On consumer grade GPU’s, use the smaller 124M model – download with:

python3 download_model.py 124M

Then, set an environment variable for the script to run:

export PYTHONPATH=src

Then, encode each of the data sets e.g.:

python encode.py ../labour.txt ../labour.npz

And then train the model on one of the data sets:

python train.py --dataset ../labour.npz

The output of the train shows progress similar to:

[60 | 19.80] loss=3.11 avg=3.12

The first two numbers are fairly self explanatory:
Steps
Elapsed time (seconds)

The last two numbers refer to Cross entropy and are a measure of the performance of the model – as the training steps increase, loss should decrease (which indicates the model is learning)

Using the new model

After about 1 hour of runtime, the average had dropped to 0.13, so I stopped the training with CTRL-C

To use the model, create a new sub-directory in the models directory and copy over some config:

mkdir models/labour
cp models/124M/encoder.json models/labour/
cp models/124M/hparams.json models/labour/
cp models/124M/vocab.bpe models/labour/

Then copy (rather than move as you may wish to continue training at a later date) the new model data:

cp checkpoint/run1/* models/labour/

You can then generate a text sample with the new model using:

python3 src/generate_unconditional_samples.py --model_name labour

To generate a new model using different data, first move the checkpoint directory:

mv checkpoint/run1 checkpoint/labour

Then start a new training run with the other data set:

python train.py --dataset ../conservative.npz

Once the average has dropped to a similar value, create a new model directory with:

mkdir models/conservative
cp models/124M/encoder.json models/conservative/
cp models/124M/hparams.json models/conservative/
cp models/124M/vocab.bpe models/conservative/
cp checkpoint/run1/* models/conservative/

You can then create output using the other model with:

python3 src/generate_unconditional_samples.py --model_name conservative

Bias

You can then compare the output of both and see some fairly obvious political bias.

If a small amount of training data (around 1Mb) with 1 hour of training can result in a 2.4Gb model with clear political leanings, it is clear that large quantities of extreme content could radically change the behaviour of a text based model.

Training the model with public domain literature

On I lighter note, I then downloaded 35 interesting books out of the top 100 from Project Gutenberg (around 29Mb) and then trained a new model for 34 hours.
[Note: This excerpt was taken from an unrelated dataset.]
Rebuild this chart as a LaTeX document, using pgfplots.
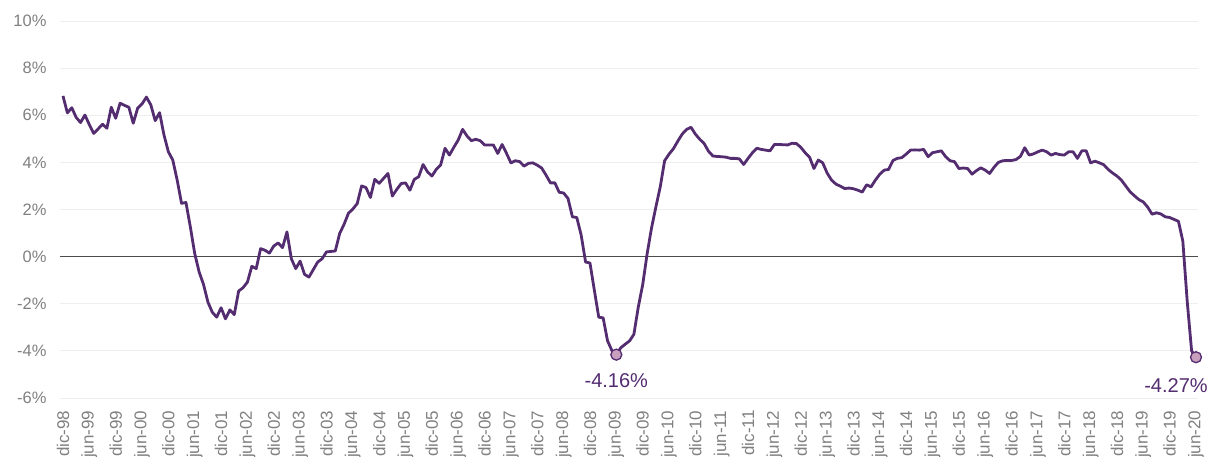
\documentclass[border=0pt]{standalone}
\usepackage{pgfplots}
\pgfplotsset{compat=1.18}
\usepackage{fontspec}
\setmainfont{Liberation Sans}
\definecolor{linepurple}{RGB}{84,44,112}
\definecolor{markfill}{RGB}{200,160,190}
\definecolor{ticklab}{RGB}{128,128,128}
\definecolor{gridc}{RGB}{238,238,238}
\begin{document}
\begin{tikzpicture}
\begin{axis}[
  at={(0,0)}, anchor=south west,
  scale only axis, width=1138pt, height=377pt,
  xmin=-0.68, xmax=258.46, ymin=-6, ymax=10,
  ytick={-6,-4,...,10},
  yticklabels={-6\%,-4\%,-2\%,0\%,2\%,4\%,6\%,8\%,10\%},
  xtick={0,6,...,258},
  xticklabels={dic-98,jun-99,dic-99,jun-00,dic-00,jun-01,dic-01,jun-02,dic-02,jun-03,dic-03,jun-04,dic-04,jun-05,dic-05,jun-06,dic-06,jun-07,dic-07,jun-08,dic-08,jun-09,dic-09,jun-10,dic-10,jun-11,dic-11,jun-12,dic-12,jun-13,dic-13,jun-14,dic-14,jun-15,dic-15,jun-16,dic-16,jun-17,dic-17,jun-18,dic-18,jun-19,dic-19,jun-20},
  ymajorgrids,
  major grid style={gridc, line width=1pt},
  extra y ticks={0}, extra y tick labels={},
  extra y tick style={major grid style={draw=black!70, line width=0.8pt}},
  axis line style={draw=none},
  tick style={draw=none},
  major tick length=0pt,
  yticklabel style={font=\fontsize{16.5}{16.5}\selectfont, text=ticklab},
  xticklabel style={rotate=90, anchor=east, font=\fontsize{17}{17}\selectfont, text=ticklab},
  xticklabel shift=9pt,
  yticklabel shift=10pt,
  clip=false,
]
\addplot[linepurple, line width=2.8pt, line join=round, mark=none] table[x=i, y=v] {
i v
0 6.82
1 6.10
2 6.32
3 5.91
4 5.69
5 6.01
6 5.60
7 5.23
8 5.42
9 5.62
10 5.45
11 6.34
12 5.87
13 6.51
14 6.42
15 6.34
16 5.66
17 6.30
18 6.48
19 6.77
20 6.44
21 5.77
22 6.11
23 5.16
24 4.45
25 4.10
26 3.25
27 2.26
28 2.30
29 1.26
30 0.13
31 -0.65
32 -1.18
33 -1.93
34 -2.36
35 -2.57
36 -2.17
37 -2.64
38 -2.26
39 -2.46
40 -1.46
41 -1.32
42 -1.08
43 -0.41
44 -0.51
45 0.34
46 0.27
47 0.15
48 0.45
49 0.58
50 0.38
51 1.05
52 -0.09
53 -0.51
54 -0.19
55 -0.75
56 -0.87
57 -0.55
58 -0.23
59 -0.09
60 0.20
61 0.22
62 0.24
63 0.98
64 1.37
65 1.84
66 2.02
67 2.25
68 3.00
69 2.93
70 2.51
71 3.28
72 3.11
73 3.32
74 3.53
75 2.57
76 2.85
77 3.10
78 3.13
79 2.82
80 3.28
81 3.39
82 3.91
83 3.60
84 3.42
85 3.70
86 3.89
87 4.60
88 4.31
89 4.64
90 4.95
91 5.40
92 5.12
93 4.92
94 4.98
95 4.92
96 4.74
97 4.74
98 4.74
99 4.38
100 4.76
101 4.38
102 3.98
103 4.07
104 4.03
105 3.84
106 3.96
107 3.98
108 3.88
109 3.76
110 3.46
111 3.13
112 3.13
113 2.73
114 2.70
115 2.47
116 1.69
117 1.66
118 0.91
119 -0.23
120 -0.27
121 -1.43
122 -2.57
123 -2.60
124 -3.57
125 -3.99
126 -4.16
127 -3.87
128 -3.72
129 -3.58
130 -3.30
131 -2.14
132 -1.20
133 0.10
134 1.20
135 2.10
136 2.96
137 4.07
138 4.35
139 4.58
140 4.90
141 5.20
142 5.40
143 5.49
144 5.20
145 4.98
146 4.80
147 4.47
148 4.27
149 4.25
150 4.24
151 4.22
152 4.17
153 4.17
154 4.15
155 3.91
156 4.17
157 4.41
158 4.60
159 4.55
160 4.52
161 4.49
162 4.76
163 4.76
164 4.75
165 4.74
166 4.81
167 4.80
168 4.64
169 4.41
170 4.22
171 3.74
172 4.10
173 3.98
174 3.55
175 3.25
176 3.08
177 2.99
178 2.89
179 2.91
180 2.88
181 2.82
182 2.74
183 3.05
184 2.96
185 3.25
186 3.50
187 3.67
188 3.70
189 4.08
190 4.17
191 4.20
192 4.35
193 4.52
194 4.53
195 4.52
196 4.55
197 4.24
198 4.41
199 4.45
200 4.49
201 4.24
202 4.07
203 4.03
204 3.74
205 3.76
206 3.74
207 3.50
208 3.65
209 3.77
210 3.67
211 3.53
212 3.79
213 4.00
214 4.07
215 4.08
216 4.08
217 4.12
218 4.25
219 4.62
220 4.31
221 4.36
222 4.45
223 4.52
224 4.45
225 4.31
226 4.38
227 4.33
228 4.31
229 4.45
230 4.45
231 4.17
232 4.49
233 4.49
234 3.98
235 4.05
236 3.98
237 3.90
238 3.70
239 3.55
240 3.42
241 3.25
242 3.00
243 2.75
244 2.58
245 2.42
246 2.32
247 2.10
248 1.80
249 1.86
250 1.81
251 1.69
252 1.66
253 1.58
254 1.50
255 0.66
256 -1.90
257 -4.00
258 -4.27
};
\addplot[only marks, mark=*, mark size=5.5pt,
  mark options={fill=markfill, draw=linepurple, line width=1.3pt},
  nodes near coords={-4.16\%},
  every node near coord/.append style={anchor=center, yshift=-26pt, font=\fontsize{20}{20}\selectfont, text=linepurple}]
  coordinates {(126,-4.16)};
\addplot[only marks, mark=*, mark size=5.5pt,
  mark options={fill=markfill, draw=linepurple, line width=1.3pt},
  nodes near coords={-4.27\%},
  every node near coord/.append style={anchor=center, xshift=-20pt, yshift=-28pt, font=\fontsize{20}{20}\selectfont, text=linepurple}]
  coordinates {(258,-4.27)};
\end{axis}
\pgfresetboundingbox
\path[use as bounding box] (-60pt,-58pt) rectangle (1157pt,398pt);
\end{tikzpicture}
\end{document}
Once complete, the new model generates fairly readable paragraphs such as:

Very thoughtful and very disagreeable indeed it seems to be, lying in
the sombre and probably no other door to the empty house he had so
often occupied, sitting quietly

And,

In this world of solitude, solitude, and hardship, when solitude is embraced
of its own accord, there is always room for nobody

Conclusions

The output of these newly trained models shows how a small set of data can influence the tone and content of text, and while using large amounts of published literature can produce paragraphs that ‘almost’ make sense, It’s clear that there are a number of challenges to overcome in both development and testing to build and verify that AI systems can produce unbiased output that is correct.

The main test implications of AI systems appear to be in the quality of data used in training the model and the non-deterministic nature of the output – given the same input, an AI model may produce different output on successive runs, but that differing output may be correct.